When you’re growing up and you start to realize you’re feeling different than most people around you, some people share that with their parents or close friends, but often times people try to keep it to themselves at least for a little while so everything remains the same. Being not-straight in a country where that is illegal leaves you feeling pretty much like that; you know you’re different, but this time you can’t really tell anyone because a lot of people feel so strongly against it that you could be left feeling even more isolated than you probably initially do when you’re alone in a new country. When I asked a local about people being gay here she said, “it’s not a common thing and people do not accept it very easily in India.” When I googled LGBT rights in India before I came here I found out the penalty was 14 years to life in jail. Obviously it is very unlikely that on a college campus being gay would lead to arrest, but it still puts this fear in your mind that you could actually be arrested for something like that in today’s world. Even without being arrested, outing yourself to local people can be terrifying because you don’t really know how well even young people will take it. For example, one of the girls in my lab was talking to me about TV shows and jail shows in particular; she mentioned Orange is the New Black and I explained that I wouldn’t correlate that with the rest of the shows she was mentioning and gave her a general overview of the show and she looked pretty grossed out and said, “I definitely won’t be watching that then.” Another time I was talking to one of the guys I am with often and he was describing the beggars on the street as “the LGBT people” and openly stated that gay people are gross.
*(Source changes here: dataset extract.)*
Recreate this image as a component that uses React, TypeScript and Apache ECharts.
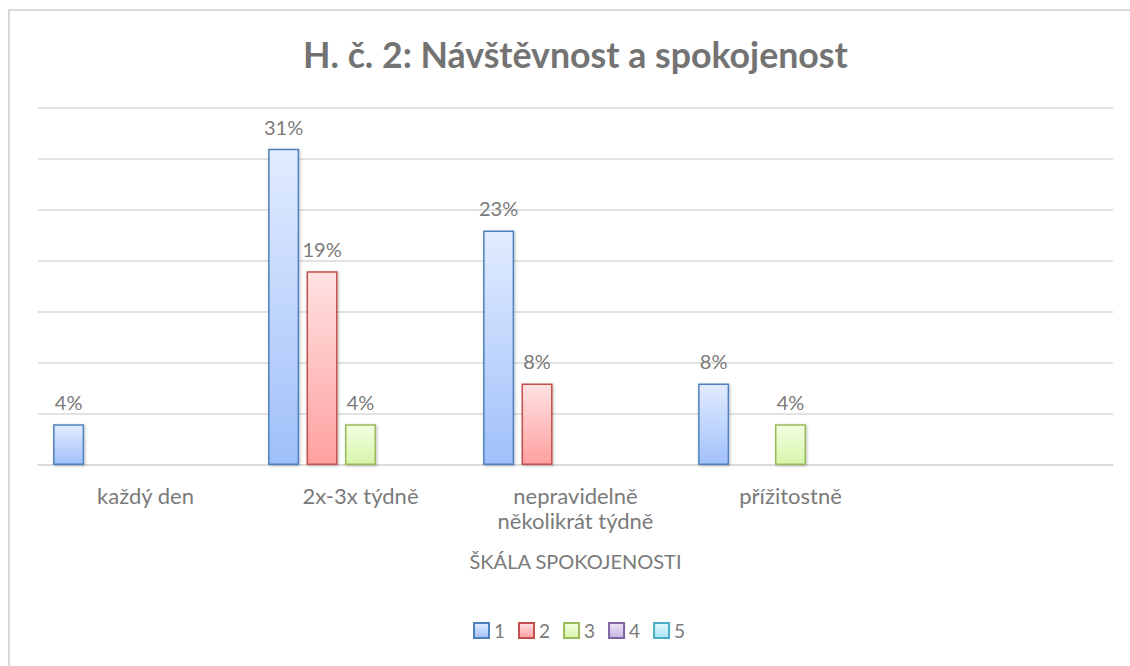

Both of those people are in their early 20’s so that gives you an indication about how even people our age take it. I read an article where it said only 35% of people in India believe gay marriage should be legal and 57% of younger people believe that so as you can see this country is progressing, but still has a long way to go.

Overall, it is just really weird to leave such a liberal place like Ann Arbor where it is completely okay to be out and accepted by a large majority of people to come to a place where people are still very against any type of same-sex relations and you are closeted again. I mean, you don’t particularly have to be closeted, but for me it just feels safer to do so. You can still be true to yourself and dress, talk, and act however you do and like the guy from the post I read said, they pretty much correlate any mannerism that we might consider to be a sign of queerness to just being a foreigner, but I wouldn’t particularly shout from Panchvati hill that I’m gay. You just have to get settled, figure out the situation, and then decide how you personally want to express or not express your queerness. Personally, I chose to keep it to myself and just answer the “do you have a boyfriend” questions with a quick and easy no, but if you find yourself in a more accepting group who you feel safe and supported disclosing that information to then go for it and live your best life.

One thought on “Being LGBT in an anti-LGBT country

  • July 9, 2018 at 6:59 pm

    Wow Emily, thank you for the openness and courage it took to write this post. This will really help future interns, or even current interns who are not sure on how to articulate their thoughts on this topic. It was really interesting for me to hear about people in their 20s and general cultural norms there. :/

    The University did a panel winter semester on LGTBQ experiences abroad that you might like to read about, including someone who stayed closeted throughout their Peace Corps experience:

    It sounds tiring to have to deal with those microaggressions, and to be a bit disconnected with that part of your identity. Staying connected with people back home and talking with those that you feel like you can fully be yourself with may help.